﻿ Comparing linear regression to correlation

# Comparing linear regression to correlation

Linear regression is distinct from correlation.

## What is the goal?

Linear regression finds the best line that predicts Y from X.

Correlation quantifies the degree to which two variables are related. Correlation does not fit a line through the data points. You simply are computing a correlation coefficient (r) that tells you how much one variable tends to change when the other one does. When r is 0.0, there is no relationship. When r is positive, there is a trend that one variable goes up as the other one goes up. When r is negative, there is a trend that one variable goes up as the other one goes down.

## What kind of data?

Linear regression is usually used when X is a variable you manipulate (time, concentration, etc.)

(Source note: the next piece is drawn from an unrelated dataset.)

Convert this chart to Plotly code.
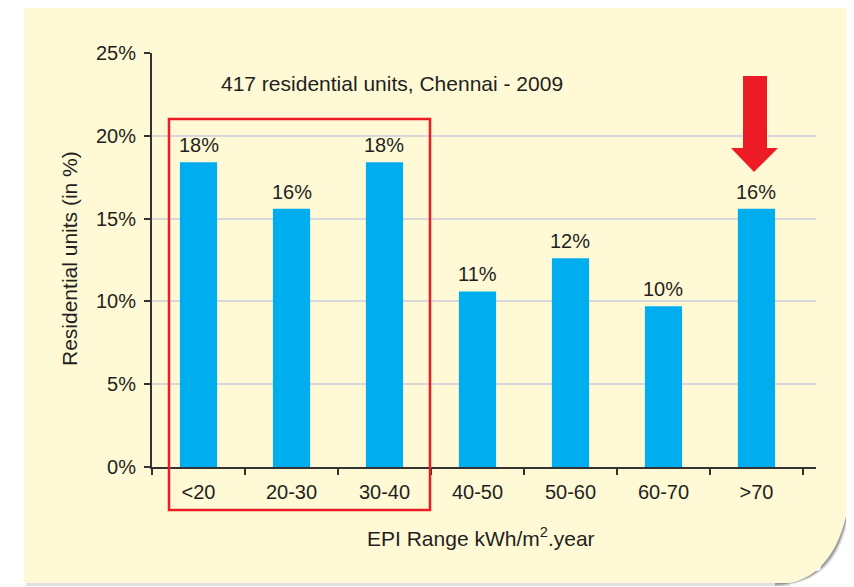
import plotly.graph_objects as go

categories = ["<20", "20-30", "30-40", "40-50", "50-60", "60-70", ">70"]
values = [18.4, 15.6, 18.4, 10.6, 12.6, 9.7, 15.6]
value_labels = ["18%", "16%", "18%", "11%", "12%", "10%", "16%"]
y_ticks = [0, 5, 10, 15, 20, 25]

# page body margin offsets the figure by 8px; compensate so screen coords match
OFF = 8
SW, SH = 854, 587
SL, SR, ST, SB = 152, 38, 53, 120      # plot area in screen pixels
PW = SW - SL - SR
PH = SH - ST - SB
W, H = SW - OFF, SH - OFF
L, T = SL - OFF, ST - OFF
R = W - L - PW
B = H - T - PH

FONT = "Liberation Sans, Arial, Helvetica, sans-serif"
TXT = "#231f20"
BAR = "#00AEEF"
RED = "#ED1C24"
CARD = "#FFF9D6"


def px(x):
    return (x - SL) / PW


def py(y):
    return (SH - SB - y) / PH


def path(pts, close=True):
    s = ""
    for i, p in enumerate(pts):
        if p[0] == "C":
            s += " C %.4f,%.4f %.4f,%.4f %.4f,%.4f" % (px(p[1]), py(p[2]), px(p[3]), py(p[4]), px(p[5]), py(p[6]))
        else:
            s += (" M" if i == 0 else " L") + " %.4f,%.4f" % (px(p[0]), py(p[1]))
    return s + (" Z" if close else "")


fig = go.Figure()
fig.add_trace(go.Bar(
    x=categories, y=values, width=0.4,
    marker=dict(color=BAR, line=dict(width=0)),
    hoverinfo="skip",
))

shapes = []
# shadow of curled corner
for off, op in [(10, 0.10), (6, 0.18), (3, 0.30)]:
    shapes.append(dict(
        type="path", xref="paper", yref="paper", layer="below",
        path=path([(852, 440), ("C", 852 + off * 0.5, 535, 835 + off * 0.4, 582 + off * 0.2, 775, 584 + off * 0.25), (775, 583), (820, 570)]),
        fillcolor="rgba(60,60,60,%.2f)" % op, line=dict(width=0),
    ))
shapes.append(dict(
    type="path", xref="paper", yref="paper", layer="below",
    path=path([(26, 583), (790, 583), (790, 586), (26, 586)]),
    fillcolor="rgba(120,120,120,0.22)", line=dict(width=0),
))
# card
shapes.append(dict(
    type="path", xref="paper", yref="paper", layer="below",
    path=path([(24, 4), (852, 4), (852, 470), ("C", 850, 530, 830, 575, 790, 583), (24, 583)]),
    fillcolor=CARD, line=dict(width=0),
))
# red highlight rectangle
shapes.append(dict(
    type="rect", xref="paper", yref="paper", layer="above",
    x0=px(169), x1=px(430), y0=py(510), y1=py(119),
    line=dict(color=RED, width=2.5), fillcolor="rgba(0,0,0,0)",
))
# red block arrow
shapes.append(dict(
    type="path", xref="paper", yref="paper", layer="above",
    path=path([(743, 76), (767, 76), (767, 148), (778, 148), (754, 172), (731, 148), (743, 148)]),
    fillcolor=RED, line=dict(width=0),
))

annotations = []
for c, v, t in zip(categories, values, value_labels):
    annotations.append(dict(
        x=c, y=v, xref="x", yref="y", text=t, showarrow=False,
        yanchor="bottom", yshift=4, font=dict(family=FONT, size=20, color=TXT),
    ))
annotations.append(dict(
    x=px(392), y=py(83), xref="paper", yref="paper", xanchor="center", yanchor="middle",
    text="417 residential units, Chennai - 2009", showarrow=False,
    font=dict(family=FONT, size=21, color=TXT),
))
annotations.append(dict(
    x=px(481), y=py(537), xref="paper", yref="paper", xanchor="center", yanchor="middle",
    text="EPI Range kWh/m<sup>2</sup>.year", showarrow=False,
    font=dict(family=FONT, size=21, color=TXT),
))
annotations.append(dict(
    x=px(69), y=py(259), xref="paper", yref="paper", xanchor="center", yanchor="middle",
    text="Residential units (in %)", showarrow=False, textangle=-90,
    font=dict(family=FONT, size=21, color=TXT),
))

fig.update_layout(
    width=W, height=H,
    margin=dict(l=L, r=R, t=T, b=B, pad=0),
    paper_bgcolor="white", plot_bgcolor="rgba(0,0,0,0)",
    showlegend=False,
    shapes=shapes, annotations=annotations,
    font=dict(family=FONT, size=20, color=TXT),
    xaxis=dict(
        type="category", categoryorder="array", categoryarray=categories,
        range=[-0.5, 6.64], showline=True, linecolor="#333333", linewidth=2,
        ticks="outside", tickson="boundaries", ticklen=6, tickwidth=2, tickcolor="#333333",
        showgrid=False, zeroline=False, ticklabelstandoff=6,
        tickfont=dict(family=FONT, size=20, color=TXT), fixedrange=True,
    ),
    yaxis=dict(
        range=[0, 25], tickvals=y_ticks, ticktext=["%d%%" % v for v in y_ticks],
        showline=True, linecolor="#333333", linewidth=2,
        ticks="outside", ticklen=6, tickwidth=2, tickcolor="#333333",
        showgrid=True, gridcolor="#D6D8DD", gridwidth=2, zeroline=False,
        ticklabelstandoff=4, tickfont=dict(family=FONT, size=20, color=TXT), fixedrange=True,
    ),
)

fig.write_html("out.html")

Correlation is almost always used when you measure both variables. It rarely is appropriate when one variable is something you experimentally manipulate.

## Does it matter which variable is X and which is Y?

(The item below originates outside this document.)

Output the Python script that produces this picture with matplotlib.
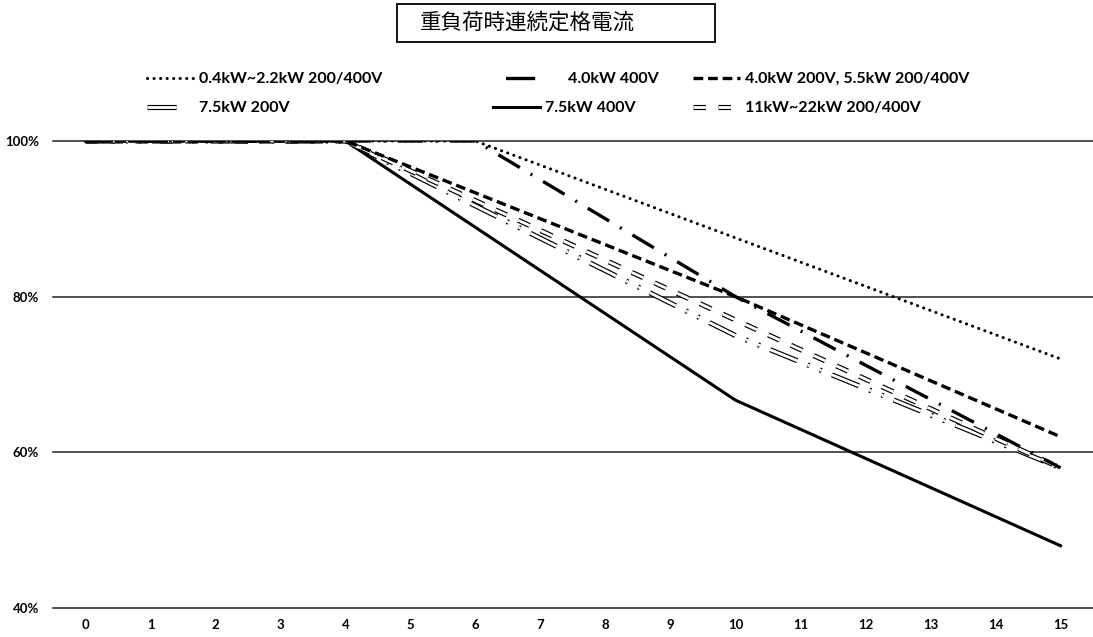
import matplotlib
matplotlib.use("Agg")
import matplotlib.pyplot as plt
import matplotlib.patheffects as pe
from matplotlib.patches import Rectangle
from matplotlib.lines import Line2D

plt.rcParams["lines.scale_dashes"] = False
plt.rcParams["font.family"] = ["Lato", "DejaVu Sans"]

TITLE = "重負荷時連続定格電流"
XTICKS = list(range(16))
YTICKS = [40, 60, 80, 100]

# breakpoints (carrier frequency kHz -> % rated current)
lbl_a = "0.4kW~2.2kW 200/400V"
x_a = [0, 6, 15]
y_a = [100, 100, 72]

lbl_b = "4.0kW 400V"
x_b = [0, 6, 10, 15]
y_b = [100, 100, 80, 58]

lbl_c = "4.0kW 200V, 5.5kW 200/400V"
x_c = [0, 4, 10, 15]
y_c = [100, 100, 80, 62]

lbl_d = "7.5kW 200V"
x_d = [0, 4, 10, 15]
y_d = [100, 100, 75, 58]

lbl_e = "7.5kW 400V"
x_e = [0, 4, 10, 15]
y_e = [100, 100, 66.7, 48]

lbl_f = "11kW~22kW 200/400V"
x_f = [0, 4, 10, 15]
y_f = [100, 100, 77, 58]

W, H = 1093, 637
fig = plt.figure(figsize=(W / 100, H / 100), dpi=100)
ax = fig.add_axes([53 / W, 1 - 608 / H, 1 - 53 / W, (608 - 141) / H])

for y in YTICKS:
    ax.axhline(y, color="#222222", lw=1.1, zorder=1, clip_on=False)

dbl = lambda: [pe.Stroke(linewidth=3.7, foreground="black"),
               pe.Stroke(linewidth=2.0, foreground="white")]

styles = {
    "a": dict(color="black", lw=2.2, dashes=(0.1, 4.6), dash_capstyle="round"),
    "b": dict(color="black", lw=2.4, dashes=(18, 9, 1.5, 9)),
    "c": dict(color="black", lw=2.4, dashes=(7, 3.5)),
    "d": dict(color="black", lw=2.4, dashes=(21, 8, 1.5, 8, 1.5, 8), path_effects=dbl()),
    "e": dict(color="black", lw=2.2, solid_joinstyle="round"),
    "f": dict(color="black", lw=2.4, dashes=(9, 9), path_effects=dbl()),
}

ax.plot(x_e, y_e, zorder=3, **styles["e"])
ax.plot(x_d, y_d, zorder=3, **styles["d"])
ax.plot(x_f, y_f, zorder=3, **styles["f"])
ax.plot(x_c, y_c, zorder=3, **styles["c"])
ax.plot(x_b, y_b, zorder=3, **styles["b"])
ax.plot(x_a, y_a, zorder=3, **styles["a"])

ax.set_xlim(-0.5, 15.5)
ax.set_ylim(40, 100)
ax.set_xticks(XTICKS)
ax.set_yticks(YTICKS)
ax.set_yticklabels([f"{v}%" for v in YTICKS])
ax.tick_params(length=0, labelsize=9.5)
ax.tick_params(axis="x", pad=8)
ax.tick_params(axis="y", pad=10)
for t in ax.get_xticklabels() + ax.get_yticklabels():
    t.set_fontweight("bold")
for s in ax.spines.values():
    s.set_visible(False)

# legend: one small legend per entry, placed like the original
leg_b = dict(styles["b"])
leg_b.pop("dashes")
leg_b["linestyle"] = (0, (0.001, 9, 21, 60))
leg_d = dict(styles["d"])
leg_d.pop("dashes")
leg_d["linestyle"] = (0, (21, 30))
leg_styles = {"a": styles["a"], "b": leg_b, "c": styles["c"],
              "d": leg_d, "e": styles["e"], "f": styles["f"]}

entries = [
    (147, 79, "a", lbl_a, 2.95),
    (493, 79, "b", lbl_b, 4.4),
    (693, 79, "c", lbl_c, 2.95),
    (147, 108, "d", lbl_d, 2.95),
    (493, 108, "e", lbl_e, 2.95),
    (693, 108, "f", lbl_f, 2.95),
]
for x0, yc, key, label, hl in entries:
    fig.legend([Line2D([], [], **leg_styles[key])], [label], loc="center left",
               bbox_to_anchor=(x0 / W, 1 - yc / H), frameon=False,
               prop=dict(family=["Lato", "DejaVu Sans"], weight="bold", size=11.5),
               handlelength=hl, handletextpad=0.3, borderpad=0, borderaxespad=0)

# boxed title
fig.patches.append(Rectangle((397 / W, 1 - 42 / H), (715 - 397) / W, 38 / H,
                             transform=fig.transFigure, fill=False, ec="black", lw=1.3))
fig.text(420 / W, 1 - 23 / H, TITLE, ha="left", va="center", fontsize=15.5,
         family=["Noto Sans CJK JP", "DejaVu Sans"])

fig.savefig("out.png", dpi=100)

The decision of which variable you call "X" and which you call "Y" matters in regression, as you'll get a different best-fit line if you swap the two. The line that best predicts Y from X is not the same as the line that predicts X from Y (however both those lines have the same value for R2).

With correlation, you don't have to think about cause and effect. It doesn't matter which of the two variables you call "X" and which you call "Y". You'll get the same correlation coefficient if you swap the two.

## Assumptions

With linear regression, the X values can be measured or can be a variable controlled by the experimenter. The X values are not assumed to be sampled from a Gaussian distribution. The distances of the points from the best-fit line is assumed to follow a Gaussian distribution, with the SD of the scatter not related to the X or Y values.

The correlation coefficient itself is simply a way to describe how two variables vary together, so it can be computed and interpreted for any two variables. Further inferences, however, require an additional assumption -- that both X and Y are measured (are interval or ratio variables), and both are sampled from Gaussian distributions.  This is called a bivariate Gaussian distribution. If those assumptions are true, then you can interpret the confidence interval of r and the P value testing the null hypothesis that there really is no correlation between the two variables (and any correlation you observed is a consequence of random sampling).

## Relationship between results

Linear regression quantifies goodness of fit with r2, sometimes shown in uppercase as R2.  If you put the same data into correlation (which is rarely appropriate; see above), the square of r from correlation will equal r2 from regression.

Correlation computes the value of the Pearson correlation coefficient, r. Its value ranges from -1 to +1.